* **Instructions for the task**
Take the lines from the top down to and including the one with "4.2pt] (bl) -- (br);" and repeat them exactly. Omit images.

>> Start Source material

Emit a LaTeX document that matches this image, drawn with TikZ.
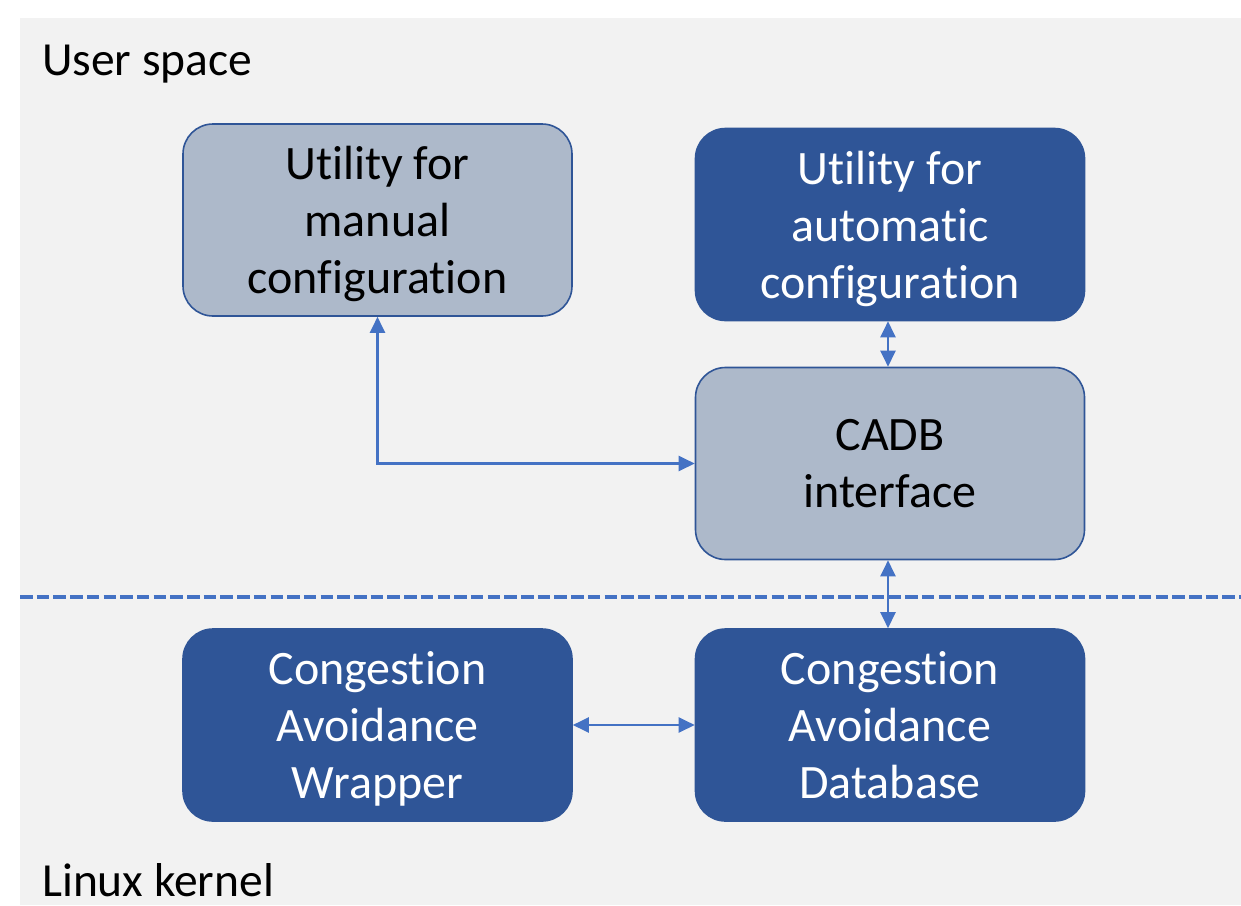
\documentclass[tikz,border=0pt]{standalone}
\usepackage{fontspec}
\setmainfont[RawFeature={-liga;-clig;-calt;-dlig}]{Carlito}
\usetikzlibrary{arrows.meta}
\definecolor{panel}{HTML}{F2F2F2}
\definecolor{darkblue}{HTML}{2F5597}
\definecolor{lightblue}{HTML}{ADB9CA}
\definecolor{linkblue}{HTML}{4472C4}
\tikzset{
  box/.style={rounded corners=30pt, minimum width=389pt, minimum height=192pt,
    line width=1.6pt, align=center, inner sep=0pt, text depth=0pt,
    font=\fontsize{48}{57}\selectfont},
  lightbox/.style={box, draw=darkblue, fill=lightblue, text=black},
  darkbox/.style={box, draw=darkblue, fill=darkblue, text=white},
  link/.style={draw=linkblue, line width=2.2pt,
    {Triangle[length=16pt,width=15pt]}-{Triangle[length=16pt,width=15pt]}},
  label/.style={anchor=base west, inner sep=0pt, font=\fontsize{47.5}{57}\selectfont}
}
\begin{document}
\begin{tikzpicture}[x=1pt,y=-1pt]
  % page frame and panel background
  \useasboundingbox (0,0) rectangle (1241,905);
  \fill[white] (0,0) rectangle (1241,905);
  \fill[panel] (20,18) rectangle (1241,905);

  % region titles
  \node[label] (user) at (42,75) {User space};
  \node[label] (kernel) at (42,896) {Linux kernel};

  % boundary between user space and kernel
  \coordinate (bl) at (20,597);
  \coordinate (br) at (1241,597);
  \draw[linkblue, line width=3.5pt, dash pattern=on 12.5pt off 4.2pt] (bl) -- (br);

  % components
  \node[lightbox] (manual) at (377.5,220) {Utility for\\manual\\configuration};
  \node[darkbox]  (auto)   at (890,224.5) {Utility for\\automatic\\configuration};
  \node[lightbox] (cadb)   at (890,463.5) {CADB\\interface};
  \node[darkbox]  (wrap)   at (377.5,725) {Congestion\\Avoidance\\Wrapper};
  \node[darkbox]  (db)     at (890,725) {Congestion\\Avoidance\\Database};

  % connections
  \draw[link] (manual.south) |- (cadb.west);
  \draw[link] ([xshift=-2pt]auto.south) -- ([xshift=-2pt]cadb.north);
  \draw[link] ([xshift=-2pt]cadb.south) -- ([xshift=-2pt]db.north);
  \draw[link] (wrap.east) -- (db.west);
\end{tikzpicture}
\end{document}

>> End Source material

* **Solution for this exercise**
Emit a LaTeX document that matches this image, drawn with TikZ.
\documentclass[tikz,border=0pt]{standalone}
\usepackage{fontspec}
\setmainfont[RawFeature={-liga;-clig;-calt;-dlig}]{Carlito}
\usetikzlibrary{arrows.meta}
\definecolor{panel}{HTML}{F2F2F2}
\definecolor{darkblue}{HTML}{2F5597}
\definecolor{lightblue}{HTML}{ADB9CA}
\definecolor{linkblue}{HTML}{4472C4}
\tikzset{
  box/.style={rounded corners=30pt, minimum width=389pt, minimum height=192pt,
    line width=1.6pt, align=center, inner sep=0pt, text depth=0pt,
    font=\fontsize{48}{57}\selectfont},
  lightbox/.style={box, draw=darkblue, fill=lightblue, text=black},
  darkbox/.style={box, draw=darkblue, fill=darkblue, text=white},
  link/.style={draw=linkblue, line width=2.2pt,
    {Triangle[length=16pt,width=15pt]}-{Triangle[length=16pt,width=15pt]}},
  label/.style={anchor=base west, inner sep=0pt, font=\fontsize{47.5}{57}\selectfont}
}
\begin{document}
\begin{tikzpicture}[x=1pt,y=-1pt]
  % page frame and panel background
  \useasboundingbox (0,0) rectangle (1241,905);
  \fill[white] (0,0) rectangle (1241,905);
  \fill[panel] (20,18) rectangle (1241,905);

  % region titles
  \node[label] (user) at (42,75) {User space};
  \node[label] (kernel) at (42,896) {Linux kernel};

  % boundary between user space and kernel
  \coordinate (bl) at (20,597);
  \coordinate (br) at (1241,597);
  \draw[linkblue, line width=3.5pt, dash pattern=on 12.5pt off 4.2pt] (bl) -- (br);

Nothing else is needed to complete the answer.